■ EXERCISE REQUIREMENTS
Give the count of lines holding the string "React" and nothing else.

■ RECORDED INFORMATION
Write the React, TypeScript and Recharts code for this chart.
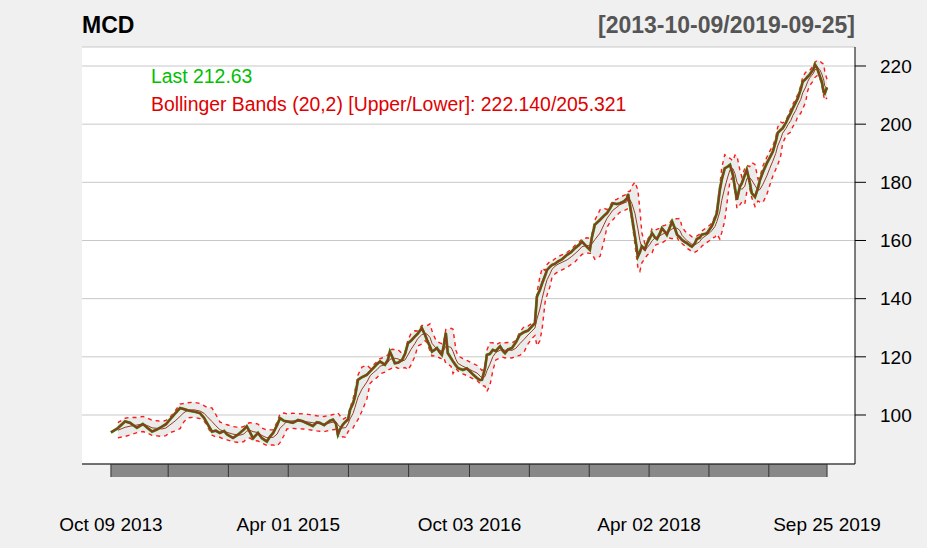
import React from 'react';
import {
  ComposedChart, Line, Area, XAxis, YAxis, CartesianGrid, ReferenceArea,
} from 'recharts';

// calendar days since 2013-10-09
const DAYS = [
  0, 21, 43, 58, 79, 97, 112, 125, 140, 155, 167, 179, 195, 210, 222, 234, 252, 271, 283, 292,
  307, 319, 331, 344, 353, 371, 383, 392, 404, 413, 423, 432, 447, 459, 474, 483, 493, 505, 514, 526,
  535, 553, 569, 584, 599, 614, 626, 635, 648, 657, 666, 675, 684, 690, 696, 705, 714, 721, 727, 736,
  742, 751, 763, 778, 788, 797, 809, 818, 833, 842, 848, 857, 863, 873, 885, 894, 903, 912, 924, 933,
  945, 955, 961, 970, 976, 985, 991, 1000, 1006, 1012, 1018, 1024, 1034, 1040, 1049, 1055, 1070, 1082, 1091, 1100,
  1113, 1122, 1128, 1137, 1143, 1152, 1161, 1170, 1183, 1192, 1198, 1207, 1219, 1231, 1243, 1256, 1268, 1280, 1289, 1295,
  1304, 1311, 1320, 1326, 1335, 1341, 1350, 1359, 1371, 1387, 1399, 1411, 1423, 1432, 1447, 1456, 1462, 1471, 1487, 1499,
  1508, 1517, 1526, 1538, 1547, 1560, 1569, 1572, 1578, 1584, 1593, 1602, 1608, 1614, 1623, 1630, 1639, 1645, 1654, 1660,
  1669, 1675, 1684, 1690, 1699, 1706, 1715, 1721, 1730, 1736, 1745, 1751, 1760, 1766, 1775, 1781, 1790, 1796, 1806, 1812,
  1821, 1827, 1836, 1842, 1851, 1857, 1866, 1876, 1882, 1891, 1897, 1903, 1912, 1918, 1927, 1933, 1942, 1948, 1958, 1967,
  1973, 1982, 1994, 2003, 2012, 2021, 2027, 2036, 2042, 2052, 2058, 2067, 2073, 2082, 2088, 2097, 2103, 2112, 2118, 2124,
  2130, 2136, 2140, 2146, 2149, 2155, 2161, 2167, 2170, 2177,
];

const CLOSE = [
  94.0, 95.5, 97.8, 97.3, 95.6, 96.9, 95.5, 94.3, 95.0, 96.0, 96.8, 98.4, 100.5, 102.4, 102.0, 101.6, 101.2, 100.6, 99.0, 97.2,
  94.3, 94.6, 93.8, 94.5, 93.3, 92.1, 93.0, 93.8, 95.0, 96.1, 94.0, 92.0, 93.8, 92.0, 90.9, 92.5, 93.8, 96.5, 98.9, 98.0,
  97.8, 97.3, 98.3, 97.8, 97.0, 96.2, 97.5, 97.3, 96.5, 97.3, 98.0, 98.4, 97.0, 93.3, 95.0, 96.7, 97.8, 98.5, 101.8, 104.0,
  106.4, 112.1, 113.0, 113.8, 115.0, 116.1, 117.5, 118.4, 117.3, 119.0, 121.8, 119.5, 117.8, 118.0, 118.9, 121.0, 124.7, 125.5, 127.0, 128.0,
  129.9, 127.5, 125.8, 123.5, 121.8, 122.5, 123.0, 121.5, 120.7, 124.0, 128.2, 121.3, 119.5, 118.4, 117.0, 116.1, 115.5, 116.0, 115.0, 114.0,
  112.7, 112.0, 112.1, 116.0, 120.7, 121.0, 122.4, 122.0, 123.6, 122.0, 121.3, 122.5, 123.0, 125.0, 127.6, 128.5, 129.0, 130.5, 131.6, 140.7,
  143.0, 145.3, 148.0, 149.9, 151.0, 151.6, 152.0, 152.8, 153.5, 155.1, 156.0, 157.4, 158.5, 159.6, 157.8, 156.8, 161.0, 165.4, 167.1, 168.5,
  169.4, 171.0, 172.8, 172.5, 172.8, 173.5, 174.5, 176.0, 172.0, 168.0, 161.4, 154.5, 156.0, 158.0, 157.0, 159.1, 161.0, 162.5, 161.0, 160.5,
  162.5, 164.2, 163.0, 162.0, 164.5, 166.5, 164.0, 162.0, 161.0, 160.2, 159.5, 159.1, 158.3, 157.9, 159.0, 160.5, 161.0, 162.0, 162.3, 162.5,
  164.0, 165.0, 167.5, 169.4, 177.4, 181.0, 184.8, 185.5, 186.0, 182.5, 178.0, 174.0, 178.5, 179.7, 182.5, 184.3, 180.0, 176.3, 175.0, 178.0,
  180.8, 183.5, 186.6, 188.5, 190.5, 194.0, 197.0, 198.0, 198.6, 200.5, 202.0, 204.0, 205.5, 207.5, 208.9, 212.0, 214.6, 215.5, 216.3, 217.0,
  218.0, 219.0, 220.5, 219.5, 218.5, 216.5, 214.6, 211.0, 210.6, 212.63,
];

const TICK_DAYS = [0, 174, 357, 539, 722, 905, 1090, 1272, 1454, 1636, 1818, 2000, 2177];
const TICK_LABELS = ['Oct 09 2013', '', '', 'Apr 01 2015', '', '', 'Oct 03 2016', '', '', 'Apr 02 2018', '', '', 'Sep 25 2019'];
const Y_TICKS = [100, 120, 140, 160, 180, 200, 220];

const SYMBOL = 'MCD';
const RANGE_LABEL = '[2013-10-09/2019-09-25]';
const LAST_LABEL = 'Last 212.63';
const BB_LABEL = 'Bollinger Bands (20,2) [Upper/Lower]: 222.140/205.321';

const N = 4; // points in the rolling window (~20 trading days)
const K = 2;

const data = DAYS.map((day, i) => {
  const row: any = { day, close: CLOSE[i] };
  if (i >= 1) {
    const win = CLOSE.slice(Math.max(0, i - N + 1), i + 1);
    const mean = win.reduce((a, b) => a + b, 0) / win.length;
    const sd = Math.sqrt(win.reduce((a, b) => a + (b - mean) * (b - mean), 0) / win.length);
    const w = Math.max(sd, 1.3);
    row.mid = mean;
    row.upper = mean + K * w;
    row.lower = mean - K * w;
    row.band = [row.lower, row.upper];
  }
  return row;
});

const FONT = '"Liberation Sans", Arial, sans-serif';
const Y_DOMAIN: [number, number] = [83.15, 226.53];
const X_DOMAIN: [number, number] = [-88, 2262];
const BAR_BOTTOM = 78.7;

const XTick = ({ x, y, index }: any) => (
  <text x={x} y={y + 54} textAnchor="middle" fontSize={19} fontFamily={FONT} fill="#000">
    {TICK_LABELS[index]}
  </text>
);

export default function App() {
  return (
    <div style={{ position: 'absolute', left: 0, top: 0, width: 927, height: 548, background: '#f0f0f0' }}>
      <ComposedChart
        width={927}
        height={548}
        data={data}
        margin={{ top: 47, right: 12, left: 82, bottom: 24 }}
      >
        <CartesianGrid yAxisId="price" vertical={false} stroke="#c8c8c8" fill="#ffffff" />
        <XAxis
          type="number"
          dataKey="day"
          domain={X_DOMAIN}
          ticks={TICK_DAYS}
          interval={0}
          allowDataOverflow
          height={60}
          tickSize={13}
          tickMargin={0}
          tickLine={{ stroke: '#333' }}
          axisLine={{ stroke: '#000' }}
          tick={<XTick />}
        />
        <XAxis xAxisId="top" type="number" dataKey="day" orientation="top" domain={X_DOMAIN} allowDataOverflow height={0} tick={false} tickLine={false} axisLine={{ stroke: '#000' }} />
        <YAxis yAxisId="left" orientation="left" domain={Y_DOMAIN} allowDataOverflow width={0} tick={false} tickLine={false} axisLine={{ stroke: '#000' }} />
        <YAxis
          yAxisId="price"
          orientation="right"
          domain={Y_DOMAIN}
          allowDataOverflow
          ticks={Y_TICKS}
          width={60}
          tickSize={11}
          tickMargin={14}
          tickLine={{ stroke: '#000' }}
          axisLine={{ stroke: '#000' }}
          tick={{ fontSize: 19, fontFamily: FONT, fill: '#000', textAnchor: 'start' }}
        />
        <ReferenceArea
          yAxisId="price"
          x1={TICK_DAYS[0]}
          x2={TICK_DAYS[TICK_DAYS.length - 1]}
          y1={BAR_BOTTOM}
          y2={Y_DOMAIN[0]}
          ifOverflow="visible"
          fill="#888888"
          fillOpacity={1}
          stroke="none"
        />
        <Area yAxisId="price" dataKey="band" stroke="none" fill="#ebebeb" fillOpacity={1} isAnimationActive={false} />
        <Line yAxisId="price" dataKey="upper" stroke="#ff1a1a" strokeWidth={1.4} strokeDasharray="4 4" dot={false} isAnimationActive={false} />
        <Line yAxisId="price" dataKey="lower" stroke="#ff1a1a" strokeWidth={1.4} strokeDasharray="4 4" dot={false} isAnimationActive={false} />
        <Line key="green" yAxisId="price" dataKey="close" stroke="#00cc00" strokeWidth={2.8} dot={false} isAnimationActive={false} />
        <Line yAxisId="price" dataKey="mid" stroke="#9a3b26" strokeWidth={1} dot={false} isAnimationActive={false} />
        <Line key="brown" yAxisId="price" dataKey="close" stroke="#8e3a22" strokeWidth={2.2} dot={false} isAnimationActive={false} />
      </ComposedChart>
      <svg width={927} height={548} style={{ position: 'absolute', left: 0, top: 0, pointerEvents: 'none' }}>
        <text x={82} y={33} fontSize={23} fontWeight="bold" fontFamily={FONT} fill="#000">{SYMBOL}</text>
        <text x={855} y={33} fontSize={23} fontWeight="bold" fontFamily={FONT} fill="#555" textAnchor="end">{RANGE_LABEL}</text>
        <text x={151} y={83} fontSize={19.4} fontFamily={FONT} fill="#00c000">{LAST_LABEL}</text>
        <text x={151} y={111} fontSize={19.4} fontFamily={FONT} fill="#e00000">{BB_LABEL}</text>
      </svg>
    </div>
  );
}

■ EXPECTED ANSWER
2